O Kremlin disse que os jornalistas que cobrem a Tchetchênia, especialmente os do "Novaya Gazeta", não deviam temer, mas não sabemos o quanto Vladimir Putin tem Kadyrov sob controle.

Pela primeira vez, vi que meu caso poderia terminar como os das minhas colegas. Isso nos motivou a tomar algumas medidas de segurança. Em Moscou, eu usava um motorista particular às vezes. Outras vezes, não voltei para casa. Depois, decidimos que deveria sair do país.

A última vez que estive na Tchetchênia foi em fevereiro. Eu ia a cada mês ou dois, mais para encontrar amigos, mesmo sabendo que podia ser um pouco perigoso para eles.

Mas os encontros com as fontes só acontecem fora de lá. Não posso mais fazer como antes, sair batendo de porta em porta, conversando com as pessoas, entrevistar policiais, autoridades. Isso me deixa maluca, mas ainda consigo fazer meu trabalho, mesmo de longe.

Morei na Tchetchênia em 2014, quando fui declarada inimiga pública. O governo fez filmes para a TV dizendo que era perigoso falar comigo. Matar na Tchetchênia é algo comum. Muitas vezes, pessoas me ligavam para checar se uma pessoa estava viva ou para pedir a confirmação de uma morte.

Foi assim que a reportagem sobre a perseguição aos gays começou. Em março, recebi a informação de que uma personalidade da TV havia sido presa e torturada até a morte só por ser homossexual. Iniciei a investigação e obtive a confirmação de que havia mais de 160 presos e 50 mortos.

Os homossexuais tchetchenos sofrem. Muitos casam, têm filhos, acham que são doentes, sujos, mas ao mesmo tempo não conseguem sublimar seu desejo. Para a sociedade tchetchena, ter um gay na família é uma vergonha.

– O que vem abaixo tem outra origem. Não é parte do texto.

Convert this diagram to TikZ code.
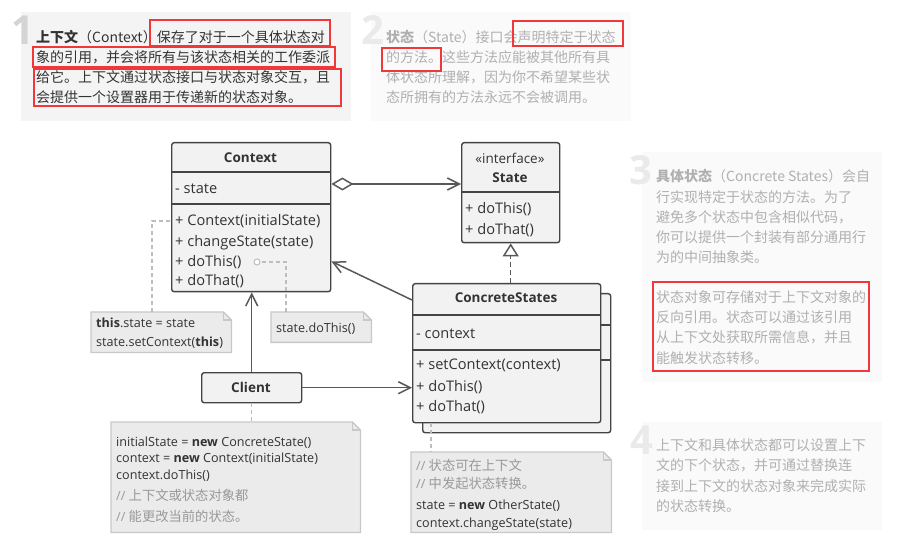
\documentclass[tikz,border=0pt]{standalone}
\usepackage{fontspec}
\setmainfont{Open Sans}
\newfontfamily\cjk{Noto Sans CJK SC}
\usetikzlibrary{arrows.meta}
\definecolor{boxfill}{HTML}{F2F2F2}
\definecolor{boxline}{HTML}{444444}
\definecolor{arrowc}{HTML}{595959}
\definecolor{notefill}{HTML}{EBEBEB}
\definecolor{noteline}{HTML}{C8C8C8}
\definecolor{txt}{HTML}{333333}
\definecolor{comment}{HTML}{999999}
\definecolor{bgone}{HTML}{F4F4F4}
\definecolor{bgtwo}{HTML}{FAFAFA}
\definecolor{fade}{HTML}{B0B0B0}
\definecolor{numone}{HTML}{D4D4D4}
\definecolor{numtwo}{HTML}{EAEAEA}
\definecolor{hl}{HTML}{F0373A}
\definecolor{dashgray}{HTML}{BDBDBD}
\newcommand\foldnote[1]{%
  \filldraw[fill=notefill, draw=noteline, line width=1.3pt] (#1.north west) -- ([xshift=-8pt]#1.north east) -- ([yshift=-8pt]#1.north east) -- (#1.south east) -- (#1.south west) -- cycle;
  \draw[draw=noteline, line width=1.3pt] ([xshift=-8pt]#1.north east) |- ([yshift=-8pt]#1.north east);}
\newcommand\cmt[1]{{\cjk\fontsize{13.3}{16}\selectfont #1}}
\begin{document}
\begin{tikzpicture}[x=1pt, y=-1pt,
  box/.style={draw=boxline, fill=boxfill, line width=1.4pt, rounded corners=2.5pt, inner sep=0, anchor=north west},
  ln/.style={anchor=base west, inner sep=0, text=txt, font=\fontsize{14.6}{17}\selectfont},
  codeln/.style={anchor=base west, inner sep=0, text=txt, font=\fontsize{12.6}{15}\selectfont},
  ttl/.style={anchor=base, inner sep=0, text=txt, font=\fontsize{13.5}{16}\selectfont\bfseries},
  cjkdark/.style={anchor=base west, inner sep=0, text=txt, font=\cjk\fontsize{14}{18}\selectfont},
  cjkfade/.style={anchor=base west, inner sep=0, text=fade, font=\cjk\fontsize{14}{18}\selectfont},
  bignum/.style={inner sep=0, font=\fontsize{40}{40}\selectfont\bfseries},
  conn/.style={draw=arrowc, line width=1.5pt},
  openhead/.style={-{Straight Barb[length=12pt,width=12pt]}},
  dashc/.style={draw=dashgray, line width=1.3pt, dash pattern=on 4pt off 3pt},
  notefr/.style={inner sep=0, anchor=north west},
  hlbox/.style={draw=hl, line width=2.5pt},
  divider/.style={draw=boxline, line width=1.4pt}
]
\useasboundingbox (0,0) rectangle (897,545);
\fill[white] (0,0) rectangle (897,545);

% ---------- explanatory notes ----------
\fill[bgone] (21,12) rectangle (351,121);
\fill[bgtwo] (371,12) rectangle (631,121);
\fill[bgtwo] (642,152) rectangle (882,382);
\fill[bgtwo] (642,422) rectangle (882,530);

\node[bignum, text=numone] (num1) at (23,30) {1};
\node[bignum, text=numtwo] (num2) at (373,30) {2};
\node[bignum, text=numtwo] (num3) at (641,170) {3};
\node[bignum, text=numtwo] (num4) at (642,440) {4};

\node[cjkdark] (a1) at (36,43) {\textbf{上下文}（Context）保存了对于一个具体状态对};
\node[cjkdark] (a2) at (36,62.7) {象的引用，并会将所有与该状态相关的工作委派};
\node[cjkdark] (a3) at (36,82.4) {给它。上下文通过状态接口与状态对象交互，且};
\node[cjkdark] (a4) at (36,102.1) {会提供一个设置器用于传递新的状态对象。};

\node[cjkfade] (b1) at (386,42.5) {\textbf{状态}（State）接口会声明特定于状态};
\node[cjkfade] (b2) at (386,62.5) {的方法。这些方法应能被其他所有具};
\node[cjkfade] (b3) at (386,82.5) {体状态所理解，因为你不希望某些状};
\node[cjkfade] (b4) at (386,102.5) {态所拥有的方法永远不会被调用。};

\node[cjkfade] (c1) at (656,182) {\textbf{具体状态}（Concrete States）会自};
\node[cjkfade] (c2) at (656,202.2) {行实现特定于状态的方法。为了};
\node[cjkfade] (c3) at (656,222.4) {避免多个状态中包含相似代码，};
\node[cjkfade] (c4) at (656,242.6) {你可以提供一个封装有部分通用行};
\node[cjkfade] (c5) at (656,262.8) {为的中间抽象类。};
\node[cjkfade] (c6) at (656,303) {状态对象可存储对于上下文对象的};
\node[cjkfade] (c7) at (656,323) {反向引用。状态可以通过该引用};
\node[cjkfade] (c8) at (656,343) {从上下文处获取所需信息，并且};
\node[cjkfade] (c9) at (656,363) {能触发状态转移。};

\node[cjkfade] (d1) at (656,450) {上下文和具体状态都可以设置上下};
\node[cjkfade] (d2) at (656,470.5) {文的下个状态，并可通过替换连};
\node[cjkfade] (d3) at (656,491) {接到上下文的状态对象来完成实际};
\node[cjkfade] (d4) at (656,511.5) {的状态转换。};

% red highlights
\draw[hlbox] (150,20) rectangle (330,46);
\draw[hlbox] (33,47) rectangle (335,67);
\draw[hlbox] (34,69) rectangle (341,106);
\draw[hlbox] (513,21) rectangle (623,46);
\draw[hlbox] (382,48) rectangle (441,71);
\draw[hlbox] (653,282) rectangle (869,371);

% ---------- class boxes ----------
\node[box, minimum width=159pt, minimum height=149pt] (context) at (171,142) {};
\draw[divider] (171,172) -- (330,172);
\draw[divider] (171,204) -- (330,204);
\node[ttl] (contextT) at (250.5,163) {Context};
\node[ln] (context1) at (175,194) {- state};
\node[ln] (context2) at (175,226) {+ Context(initialState)};
\node[ln] (context3) at (175,246.5) {+ changeState(state)};
\node[ln] (context4) at (175,266.5) {+ doThis()};
\node[ln] (context5) at (175,286) {+ doThat()};

\node[box, minimum width=98pt, minimum height=100pt] (state) at (461,142) {};
\draw[divider] (461,192) -- (559,192);
\node[ttl, font=\fontsize{13.5}{16}\selectfont] (stateS) at (510,164) {«interface»};
\node[ttl] (stateT) at (510,183) {State};
\node[ln] (state1) at (465,214) {+ doThis()};
\node[ln] (state2) at (465,235) {+ doThat()};

\node[box, minimum width=188pt, minimum height=139pt] (csback) at (422,293) {};
\draw[divider] (422,325) -- (610,325);
\draw[divider] (422,360) -- (610,360);
\node[box, minimum width=188pt, minimum height=139pt] (cs) at (412,283) {};
\draw[divider] (412,315) -- (600,315);
\draw[divider] (412,350) -- (600,350);
\node[ttl] (csT) at (506,303) {ConcreteStates};
\node[ln] (cs1) at (416,338) {- context};
\node[ln] (cs2) at (416,370) {+ setContext(context)};
\node[ln] (cs3) at (416,391) {+ doThis()};
\node[ln] (cs4) at (416,411) {+ doThat()};

\node[box, minimum width=100pt, minimum height=30pt] (client) at (201,372) {};
\node[ttl] (clientT) at (251,392) {Client};

% ---------- code notes ----------
\node[notefr, minimum width=140pt, minimum height=40pt] (nctx) at (91,312) {};
\foldnote{nctx}
\node[codeln] (nctx1) at (96,328) {\textbf{this}.state = state};
\node[codeln] (nctx2) at (96,347) {state.setContext(\textbf{this})};

\node[notefr, minimum width=100pt, minimum height=30pt] (ndo) at (271,312) {};
\foldnote{ndo}
\node[codeln] (ndo1) at (276,333) {state.doThis()};

\node[notefr, minimum width=249pt, minimum height=110pt] (ncli) at (111,422) {};
\foldnote{ncli}
\node[codeln] (ncli1) at (116,446) {initialState = \textbf{new} ConcreteState()};
\node[codeln] (ncli2) at (116,462.5) {context = \textbf{new} Context(initialState)};
\node[codeln] (ncli3) at (116,479.5) {context.doThis()};
\node[codeln, text=comment] (ncli4) at (116,500.5) {// \cmt{上下文或状态对象都}};
\node[codeln, text=comment] (ncli5) at (116,521.5) {// \cmt{能更改当前的状态。}};

\node[notefr, minimum width=200pt, minimum height=80pt] (ncs) at (411,452) {};
\foldnote{ncs}
\node[codeln, text=comment] (ncs1) at (416,470) {// \cmt{状态可在上下文}};
\node[codeln, text=comment] (ncs2) at (416,488) {// \cmt{中发起状态转换。}};
\node[codeln] (ncs3) at (416,509) {state = \textbf{new} OtherState()};
\node[codeln] (ncs4) at (416,527) {context.changeState(state)};

% ---------- connectors ----------
\draw[conn, {Diamond[fill=white,length=22pt,width=13pt]}-{Straight Barb[length=12pt,width=12pt]}]
  (context.east |- 0,184) -- (state.west |- 0,184);
\draw[conn, dash pattern=on 5pt off 3pt, -{Triangle[fill=white,length=13pt,width=16pt]}]
  (state.south |- cs.north) -- (state.south);
\draw[conn, openhead] ([yshift=-17pt]cs.north west) -- ([yshift=31pt]context.south east);
\draw[conn, openhead] (client.north) -- (client.north |- context.south);
\draw[conn, openhead] (client.east) -- (client.east -| cs.west);

\coordinate (nctxtop) at ([xshift=61pt]nctx.north west);
\draw[dashc] (nctxtop) |- (context.west |- 0,221);
\node[circle, draw=dashgray, fill=white, line width=1pt, minimum size=6pt, inner sep=0] (dot) at (257,262) {};
\coordinate (ndotop) at ([xshift=15pt]ndo.north west);
\draw[dashc] (ndotop) |- (dot.east);
\draw[dashc] (client.south) -- (client.south |- ncli.north);
\coordinate (csd) at ([xshift=19pt]cs.south west);
\draw[dashc] (csd) -- (csd |- ncs.north);
\end{tikzpicture}
\end{document}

A publicação da reportagem foi complicada. Não podíamos citar as fontes ou colocaríamos suas vidas em risco. Meu editor pediu que eu confirmasse as informações com o maior número possível de pessoas. Consegui falar com mais de 40, inclusive do governo e do serviço secreto. Não tínhamos dúvidas de que gays estavam sendo presos arbitrariamente, torturados e mortos.

Essa estratégia se mostrou acertada. Protegemos as fontes, e o governo local não tem ideia do que nós sabemos. Se a Rússia iniciar uma investigação de verdade, temos muitas informações.

Fizemos uma parceria com a organização Russia LGBT Network e duas semanas depois da publicação, mais de 70 pessoas já haviam escrito para eles. Posso dizer que, pela primeira vez, meu trabalho salvou mais de cem vidas. É o melhor resultado que já obtive como jornalista.

O governo russo, que primeiro negou, agora já abriu uma pré-investigação. Não é criminal ainda, mas, como diria o [astronauta] Neil Armstrong, é um "pequeno passo para o homem, mas um grande salto para a humanidade".

Hoje vejo que faço meu trabalho com um propósito. Aceitei continuar o trabalho da Anna como um princípio: mostrar que não adianta quantos jornalistas você mate, sempre haverá mais um.